Materials provided -
>>>>

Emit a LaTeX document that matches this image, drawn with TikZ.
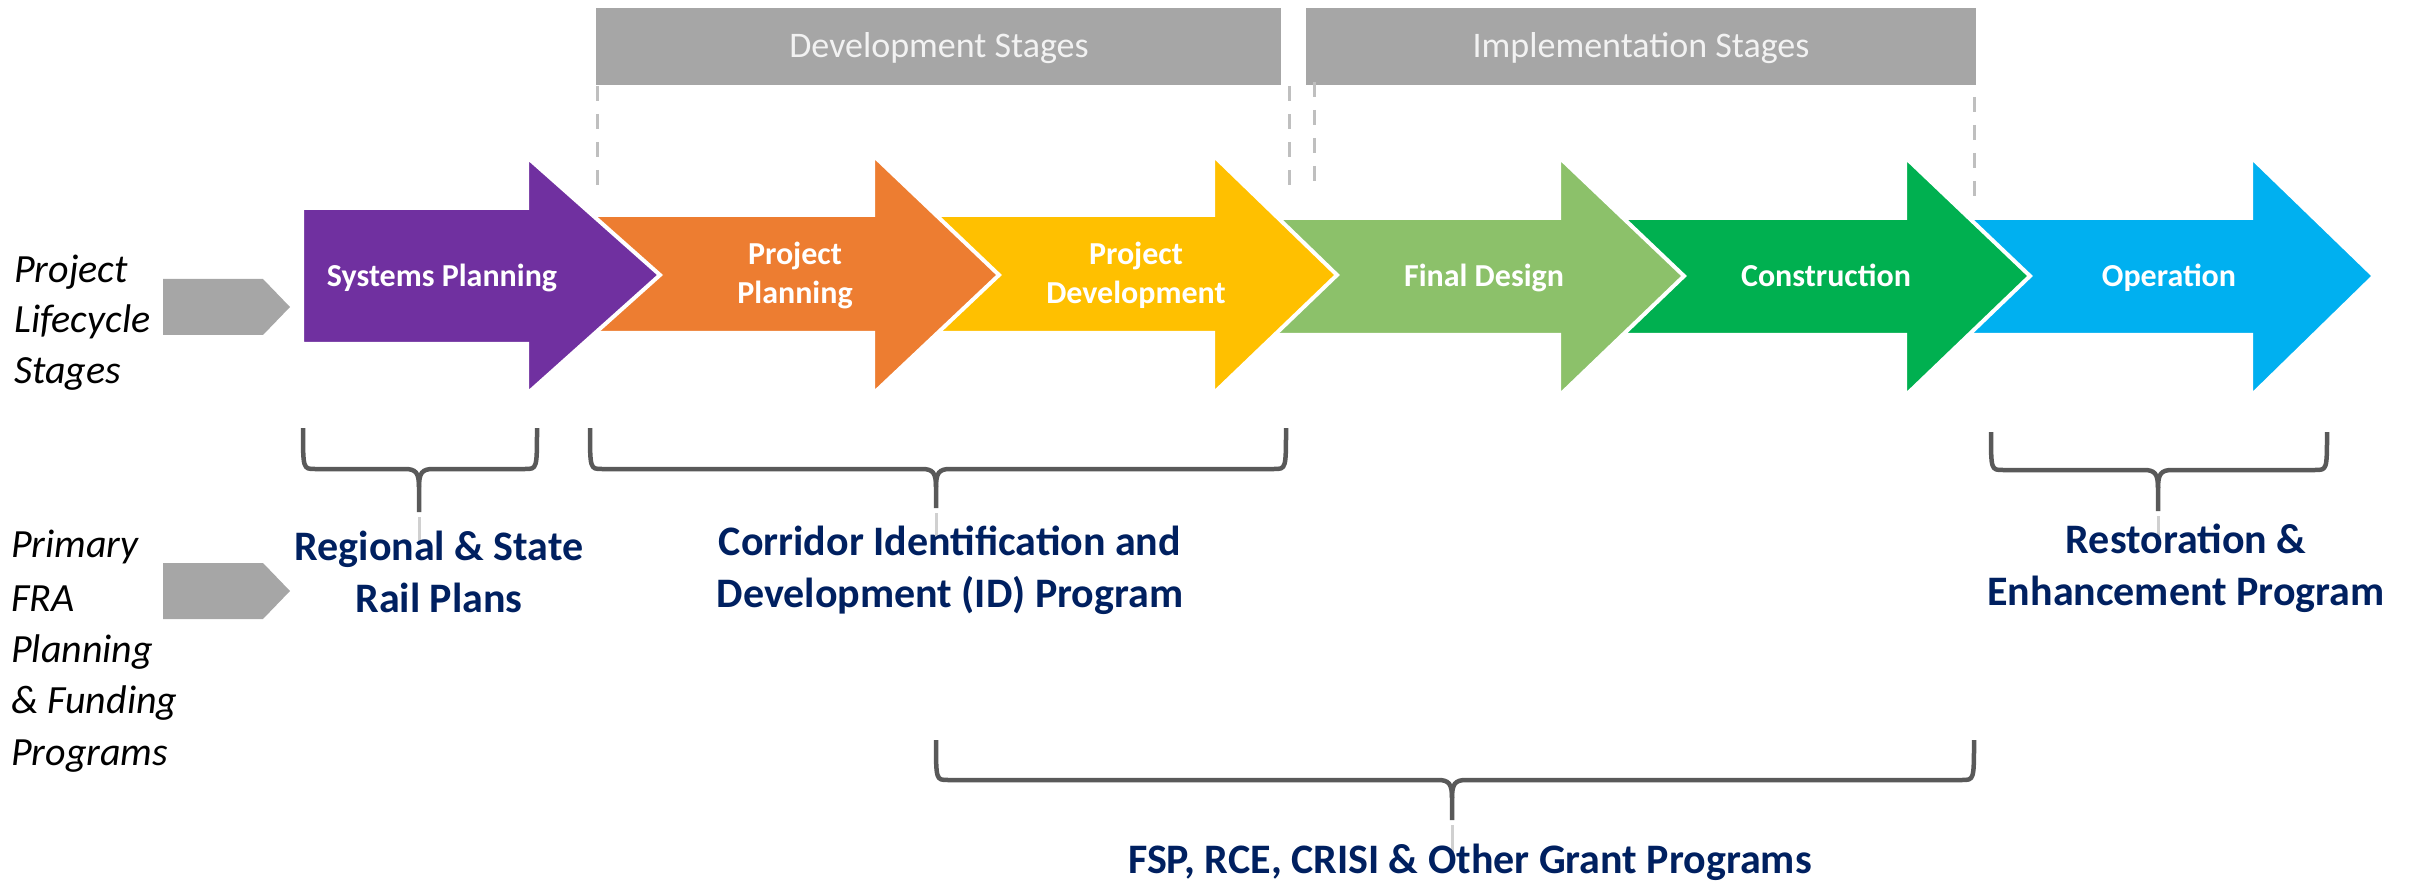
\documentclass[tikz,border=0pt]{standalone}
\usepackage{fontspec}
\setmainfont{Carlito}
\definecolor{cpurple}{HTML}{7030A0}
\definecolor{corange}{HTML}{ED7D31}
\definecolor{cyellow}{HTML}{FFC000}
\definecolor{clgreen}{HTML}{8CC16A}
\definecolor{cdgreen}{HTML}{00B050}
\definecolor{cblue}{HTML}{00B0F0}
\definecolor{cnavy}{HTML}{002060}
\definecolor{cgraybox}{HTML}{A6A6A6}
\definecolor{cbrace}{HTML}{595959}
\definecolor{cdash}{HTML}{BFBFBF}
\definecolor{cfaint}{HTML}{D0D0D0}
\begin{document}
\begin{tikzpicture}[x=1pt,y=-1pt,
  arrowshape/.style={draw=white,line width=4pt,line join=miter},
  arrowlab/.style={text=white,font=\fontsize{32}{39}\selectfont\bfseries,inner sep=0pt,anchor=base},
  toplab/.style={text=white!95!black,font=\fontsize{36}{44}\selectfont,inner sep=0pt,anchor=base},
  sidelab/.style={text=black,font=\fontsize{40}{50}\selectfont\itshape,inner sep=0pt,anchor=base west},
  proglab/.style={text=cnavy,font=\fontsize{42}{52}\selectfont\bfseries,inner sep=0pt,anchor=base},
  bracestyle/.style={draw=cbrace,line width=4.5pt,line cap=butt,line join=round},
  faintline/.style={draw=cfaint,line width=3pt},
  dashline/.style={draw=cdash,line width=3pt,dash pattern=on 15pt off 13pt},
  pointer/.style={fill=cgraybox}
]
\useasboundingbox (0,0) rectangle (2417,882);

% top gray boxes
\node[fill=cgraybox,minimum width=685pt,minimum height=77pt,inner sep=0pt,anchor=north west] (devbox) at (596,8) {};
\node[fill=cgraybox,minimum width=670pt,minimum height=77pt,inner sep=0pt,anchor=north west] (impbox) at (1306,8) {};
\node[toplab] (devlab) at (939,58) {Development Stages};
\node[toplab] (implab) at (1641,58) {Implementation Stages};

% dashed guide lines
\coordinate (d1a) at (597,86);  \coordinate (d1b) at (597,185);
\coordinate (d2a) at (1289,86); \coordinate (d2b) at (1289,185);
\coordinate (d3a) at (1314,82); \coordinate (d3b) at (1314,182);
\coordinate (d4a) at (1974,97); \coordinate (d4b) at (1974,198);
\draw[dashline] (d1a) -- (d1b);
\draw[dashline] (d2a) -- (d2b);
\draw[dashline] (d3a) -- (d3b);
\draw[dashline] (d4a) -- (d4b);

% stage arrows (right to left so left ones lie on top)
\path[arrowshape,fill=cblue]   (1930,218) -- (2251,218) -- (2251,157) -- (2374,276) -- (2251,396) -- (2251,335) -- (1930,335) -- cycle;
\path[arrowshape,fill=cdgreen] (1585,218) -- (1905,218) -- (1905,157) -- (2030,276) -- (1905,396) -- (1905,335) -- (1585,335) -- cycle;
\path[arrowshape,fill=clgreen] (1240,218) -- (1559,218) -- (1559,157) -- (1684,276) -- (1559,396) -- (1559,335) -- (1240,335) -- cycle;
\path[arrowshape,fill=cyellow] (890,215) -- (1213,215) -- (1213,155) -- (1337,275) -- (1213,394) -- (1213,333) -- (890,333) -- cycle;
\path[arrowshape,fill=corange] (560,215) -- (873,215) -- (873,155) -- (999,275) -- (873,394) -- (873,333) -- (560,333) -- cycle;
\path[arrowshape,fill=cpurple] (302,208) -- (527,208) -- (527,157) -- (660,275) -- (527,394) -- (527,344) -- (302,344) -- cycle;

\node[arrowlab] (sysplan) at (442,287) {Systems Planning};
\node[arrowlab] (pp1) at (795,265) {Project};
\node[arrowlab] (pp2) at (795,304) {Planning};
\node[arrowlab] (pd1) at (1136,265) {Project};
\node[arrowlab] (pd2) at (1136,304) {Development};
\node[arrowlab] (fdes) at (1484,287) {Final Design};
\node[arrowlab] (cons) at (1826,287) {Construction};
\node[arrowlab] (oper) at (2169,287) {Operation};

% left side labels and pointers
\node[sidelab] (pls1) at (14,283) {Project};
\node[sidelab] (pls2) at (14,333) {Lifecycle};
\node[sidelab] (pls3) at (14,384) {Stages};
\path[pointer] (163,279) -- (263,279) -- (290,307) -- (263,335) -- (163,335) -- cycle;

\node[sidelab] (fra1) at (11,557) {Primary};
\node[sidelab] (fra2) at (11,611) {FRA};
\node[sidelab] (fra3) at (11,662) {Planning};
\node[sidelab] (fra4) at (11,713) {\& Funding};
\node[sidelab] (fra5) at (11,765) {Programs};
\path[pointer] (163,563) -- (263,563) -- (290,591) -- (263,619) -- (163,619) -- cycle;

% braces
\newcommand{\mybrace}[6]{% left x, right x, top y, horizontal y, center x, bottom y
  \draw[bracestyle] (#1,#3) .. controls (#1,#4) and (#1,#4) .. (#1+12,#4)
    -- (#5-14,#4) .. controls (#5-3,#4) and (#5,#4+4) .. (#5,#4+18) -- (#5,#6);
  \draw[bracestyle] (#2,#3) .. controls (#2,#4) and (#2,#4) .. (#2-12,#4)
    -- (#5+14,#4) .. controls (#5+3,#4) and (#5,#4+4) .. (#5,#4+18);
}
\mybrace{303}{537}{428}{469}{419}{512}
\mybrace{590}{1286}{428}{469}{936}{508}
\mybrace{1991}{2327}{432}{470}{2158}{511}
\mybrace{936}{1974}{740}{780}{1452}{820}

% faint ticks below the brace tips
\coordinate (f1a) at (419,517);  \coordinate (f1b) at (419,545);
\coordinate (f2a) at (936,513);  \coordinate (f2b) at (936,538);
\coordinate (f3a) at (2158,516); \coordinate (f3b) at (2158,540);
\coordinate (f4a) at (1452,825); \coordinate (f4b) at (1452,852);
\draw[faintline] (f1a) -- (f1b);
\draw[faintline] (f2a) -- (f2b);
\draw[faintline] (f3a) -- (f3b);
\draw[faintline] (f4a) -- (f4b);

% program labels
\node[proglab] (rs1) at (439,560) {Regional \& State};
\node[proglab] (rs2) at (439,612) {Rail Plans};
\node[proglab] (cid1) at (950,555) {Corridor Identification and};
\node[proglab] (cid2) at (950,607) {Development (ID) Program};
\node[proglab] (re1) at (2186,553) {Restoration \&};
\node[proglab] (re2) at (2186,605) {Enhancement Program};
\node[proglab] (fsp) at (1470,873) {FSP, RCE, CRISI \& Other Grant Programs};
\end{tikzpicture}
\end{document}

<<<<
>>>>

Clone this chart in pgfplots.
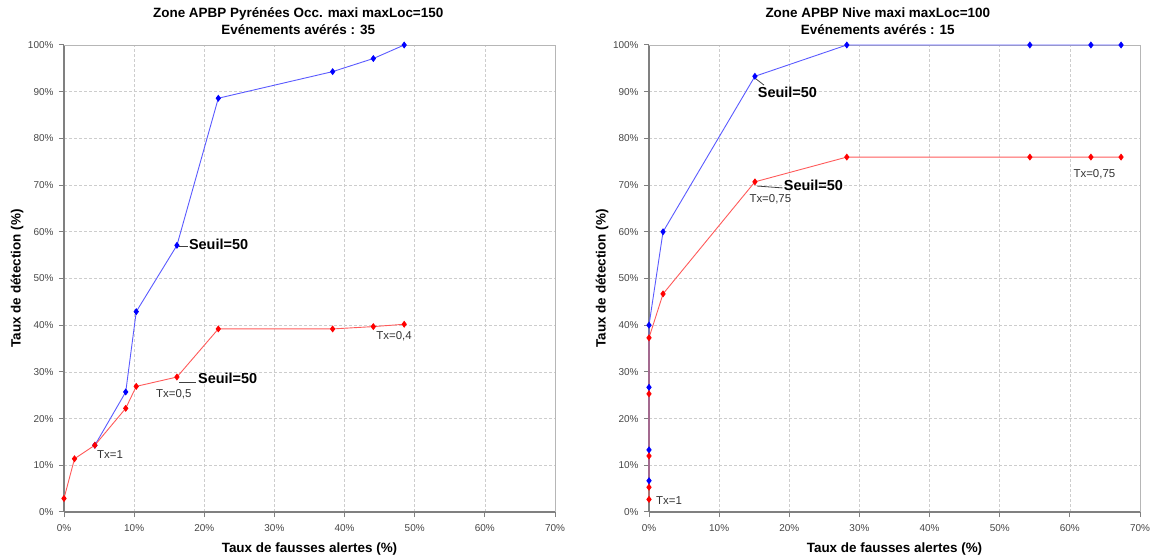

<<<<
>>>>

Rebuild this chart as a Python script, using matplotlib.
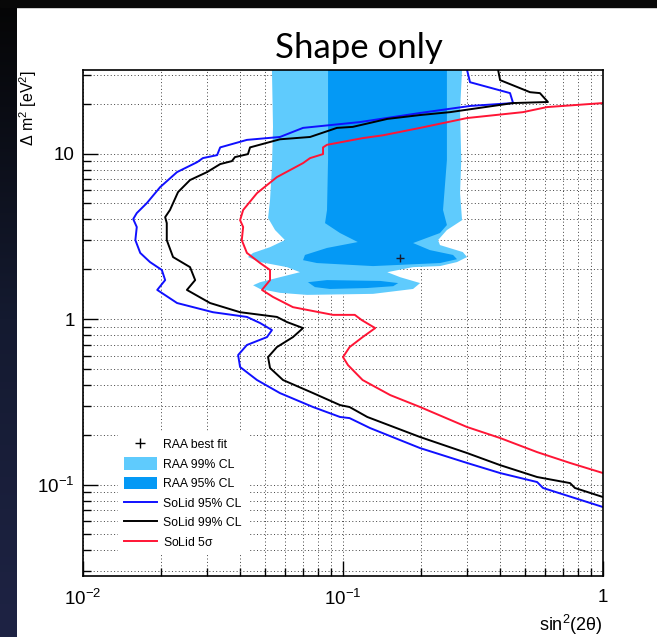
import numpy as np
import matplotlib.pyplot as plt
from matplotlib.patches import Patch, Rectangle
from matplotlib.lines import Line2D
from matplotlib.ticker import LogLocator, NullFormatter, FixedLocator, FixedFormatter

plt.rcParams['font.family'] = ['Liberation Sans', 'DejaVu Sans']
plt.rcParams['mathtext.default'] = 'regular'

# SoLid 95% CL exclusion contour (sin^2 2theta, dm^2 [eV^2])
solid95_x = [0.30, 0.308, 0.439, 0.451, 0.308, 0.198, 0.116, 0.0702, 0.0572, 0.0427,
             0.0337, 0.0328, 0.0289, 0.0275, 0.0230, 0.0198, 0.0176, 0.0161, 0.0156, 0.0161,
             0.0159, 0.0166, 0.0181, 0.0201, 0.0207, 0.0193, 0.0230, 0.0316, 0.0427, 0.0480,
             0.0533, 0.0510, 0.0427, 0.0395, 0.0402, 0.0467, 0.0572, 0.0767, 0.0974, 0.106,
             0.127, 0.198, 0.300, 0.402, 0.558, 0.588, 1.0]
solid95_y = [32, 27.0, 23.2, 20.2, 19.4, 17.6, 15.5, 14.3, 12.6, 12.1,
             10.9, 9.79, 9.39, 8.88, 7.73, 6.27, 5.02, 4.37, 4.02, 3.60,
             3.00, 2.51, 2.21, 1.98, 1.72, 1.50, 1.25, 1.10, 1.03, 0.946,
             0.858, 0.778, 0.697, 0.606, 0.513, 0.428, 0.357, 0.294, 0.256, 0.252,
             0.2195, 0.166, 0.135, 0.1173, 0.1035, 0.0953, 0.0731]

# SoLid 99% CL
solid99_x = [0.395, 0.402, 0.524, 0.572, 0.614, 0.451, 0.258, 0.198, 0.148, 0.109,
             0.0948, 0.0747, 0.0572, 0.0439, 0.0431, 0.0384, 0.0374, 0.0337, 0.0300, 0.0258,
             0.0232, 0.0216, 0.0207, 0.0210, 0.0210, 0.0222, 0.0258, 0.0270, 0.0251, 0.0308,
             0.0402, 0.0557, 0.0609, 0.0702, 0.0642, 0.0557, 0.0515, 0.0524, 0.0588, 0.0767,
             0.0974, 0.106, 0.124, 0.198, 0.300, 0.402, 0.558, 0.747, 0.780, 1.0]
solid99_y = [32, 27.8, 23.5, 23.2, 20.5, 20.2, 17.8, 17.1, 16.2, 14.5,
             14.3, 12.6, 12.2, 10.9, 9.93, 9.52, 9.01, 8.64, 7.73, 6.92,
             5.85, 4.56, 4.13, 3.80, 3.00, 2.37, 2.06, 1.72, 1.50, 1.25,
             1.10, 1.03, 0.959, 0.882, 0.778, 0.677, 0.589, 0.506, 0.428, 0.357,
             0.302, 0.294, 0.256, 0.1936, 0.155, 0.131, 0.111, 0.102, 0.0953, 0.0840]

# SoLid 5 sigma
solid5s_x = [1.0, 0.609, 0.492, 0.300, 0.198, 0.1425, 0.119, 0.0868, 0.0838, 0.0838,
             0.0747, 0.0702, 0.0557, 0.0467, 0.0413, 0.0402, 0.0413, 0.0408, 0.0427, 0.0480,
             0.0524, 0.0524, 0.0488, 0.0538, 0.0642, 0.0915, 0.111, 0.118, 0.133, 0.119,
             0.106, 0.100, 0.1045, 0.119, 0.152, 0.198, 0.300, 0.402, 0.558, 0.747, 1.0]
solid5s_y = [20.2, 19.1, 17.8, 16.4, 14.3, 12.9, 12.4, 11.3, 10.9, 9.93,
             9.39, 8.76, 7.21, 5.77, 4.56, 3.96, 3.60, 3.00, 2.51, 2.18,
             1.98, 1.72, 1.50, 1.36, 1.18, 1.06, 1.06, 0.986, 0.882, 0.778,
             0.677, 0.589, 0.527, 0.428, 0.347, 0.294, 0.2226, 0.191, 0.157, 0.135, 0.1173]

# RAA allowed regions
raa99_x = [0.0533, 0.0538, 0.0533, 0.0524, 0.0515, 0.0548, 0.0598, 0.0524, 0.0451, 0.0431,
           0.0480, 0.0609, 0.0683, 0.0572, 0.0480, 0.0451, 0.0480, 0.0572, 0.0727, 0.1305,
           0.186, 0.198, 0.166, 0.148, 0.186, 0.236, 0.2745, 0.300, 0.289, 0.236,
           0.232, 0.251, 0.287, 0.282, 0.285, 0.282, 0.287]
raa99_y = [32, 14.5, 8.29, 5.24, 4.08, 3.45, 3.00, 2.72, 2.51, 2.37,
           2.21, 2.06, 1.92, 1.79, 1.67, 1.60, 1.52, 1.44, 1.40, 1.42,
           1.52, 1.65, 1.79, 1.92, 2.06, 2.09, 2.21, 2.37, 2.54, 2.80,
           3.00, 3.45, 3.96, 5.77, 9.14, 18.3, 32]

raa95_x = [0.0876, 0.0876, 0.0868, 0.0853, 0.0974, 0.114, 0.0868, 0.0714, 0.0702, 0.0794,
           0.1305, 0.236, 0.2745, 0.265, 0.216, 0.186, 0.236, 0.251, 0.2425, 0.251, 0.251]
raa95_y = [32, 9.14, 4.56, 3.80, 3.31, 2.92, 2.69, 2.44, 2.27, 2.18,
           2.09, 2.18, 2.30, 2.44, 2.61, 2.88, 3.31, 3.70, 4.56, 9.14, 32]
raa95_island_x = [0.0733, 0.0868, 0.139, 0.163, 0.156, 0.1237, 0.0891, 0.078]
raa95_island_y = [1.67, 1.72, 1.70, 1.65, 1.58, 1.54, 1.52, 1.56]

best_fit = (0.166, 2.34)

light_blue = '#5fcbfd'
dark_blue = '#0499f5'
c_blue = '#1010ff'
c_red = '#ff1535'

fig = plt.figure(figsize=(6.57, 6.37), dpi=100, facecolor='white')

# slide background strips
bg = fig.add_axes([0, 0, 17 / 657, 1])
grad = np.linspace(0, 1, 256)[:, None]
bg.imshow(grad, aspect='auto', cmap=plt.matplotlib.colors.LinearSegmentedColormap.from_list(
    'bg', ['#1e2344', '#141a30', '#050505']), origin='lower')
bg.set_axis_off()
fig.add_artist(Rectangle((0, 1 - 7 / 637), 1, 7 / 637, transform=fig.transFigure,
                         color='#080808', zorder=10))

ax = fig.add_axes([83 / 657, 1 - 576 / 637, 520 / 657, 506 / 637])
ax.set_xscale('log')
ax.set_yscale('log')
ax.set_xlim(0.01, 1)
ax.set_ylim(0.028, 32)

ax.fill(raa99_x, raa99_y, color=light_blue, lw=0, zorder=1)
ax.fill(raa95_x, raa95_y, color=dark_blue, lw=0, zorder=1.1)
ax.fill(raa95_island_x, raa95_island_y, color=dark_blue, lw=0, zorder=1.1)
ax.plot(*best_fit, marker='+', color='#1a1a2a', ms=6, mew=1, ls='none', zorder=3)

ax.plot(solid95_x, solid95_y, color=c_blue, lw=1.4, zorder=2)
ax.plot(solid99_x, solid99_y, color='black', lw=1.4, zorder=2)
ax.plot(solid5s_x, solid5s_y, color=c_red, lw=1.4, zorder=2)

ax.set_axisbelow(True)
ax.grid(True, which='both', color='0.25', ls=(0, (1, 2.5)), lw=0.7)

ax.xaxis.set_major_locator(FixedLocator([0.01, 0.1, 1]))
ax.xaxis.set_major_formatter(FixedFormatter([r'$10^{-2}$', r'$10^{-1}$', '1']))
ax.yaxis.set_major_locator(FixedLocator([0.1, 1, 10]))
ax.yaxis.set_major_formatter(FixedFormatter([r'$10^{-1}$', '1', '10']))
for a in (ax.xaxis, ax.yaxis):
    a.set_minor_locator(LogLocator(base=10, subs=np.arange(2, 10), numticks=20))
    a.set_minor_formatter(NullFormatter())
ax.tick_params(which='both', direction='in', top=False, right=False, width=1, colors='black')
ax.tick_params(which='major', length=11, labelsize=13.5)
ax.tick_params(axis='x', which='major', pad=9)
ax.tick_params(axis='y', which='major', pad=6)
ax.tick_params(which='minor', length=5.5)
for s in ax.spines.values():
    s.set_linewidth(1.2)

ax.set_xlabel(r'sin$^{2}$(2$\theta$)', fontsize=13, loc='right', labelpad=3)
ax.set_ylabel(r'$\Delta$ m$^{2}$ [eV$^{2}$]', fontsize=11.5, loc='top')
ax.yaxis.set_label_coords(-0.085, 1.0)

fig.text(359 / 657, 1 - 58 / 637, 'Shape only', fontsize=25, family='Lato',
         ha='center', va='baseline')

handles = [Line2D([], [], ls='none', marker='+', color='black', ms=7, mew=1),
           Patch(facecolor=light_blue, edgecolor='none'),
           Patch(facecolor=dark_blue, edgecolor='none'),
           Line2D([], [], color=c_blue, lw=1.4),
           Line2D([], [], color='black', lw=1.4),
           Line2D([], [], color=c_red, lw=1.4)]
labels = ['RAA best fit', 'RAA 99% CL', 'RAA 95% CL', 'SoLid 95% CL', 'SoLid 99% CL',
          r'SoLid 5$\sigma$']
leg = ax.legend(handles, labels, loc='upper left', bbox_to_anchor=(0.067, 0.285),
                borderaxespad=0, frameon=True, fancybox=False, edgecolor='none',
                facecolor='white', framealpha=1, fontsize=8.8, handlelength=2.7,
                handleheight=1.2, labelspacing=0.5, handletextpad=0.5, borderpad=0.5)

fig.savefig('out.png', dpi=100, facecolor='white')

<<<<

Directions for this task - Tally the lines of the listing that include "matplotlib". Reply with nothing but the count.

Finished exercise - 6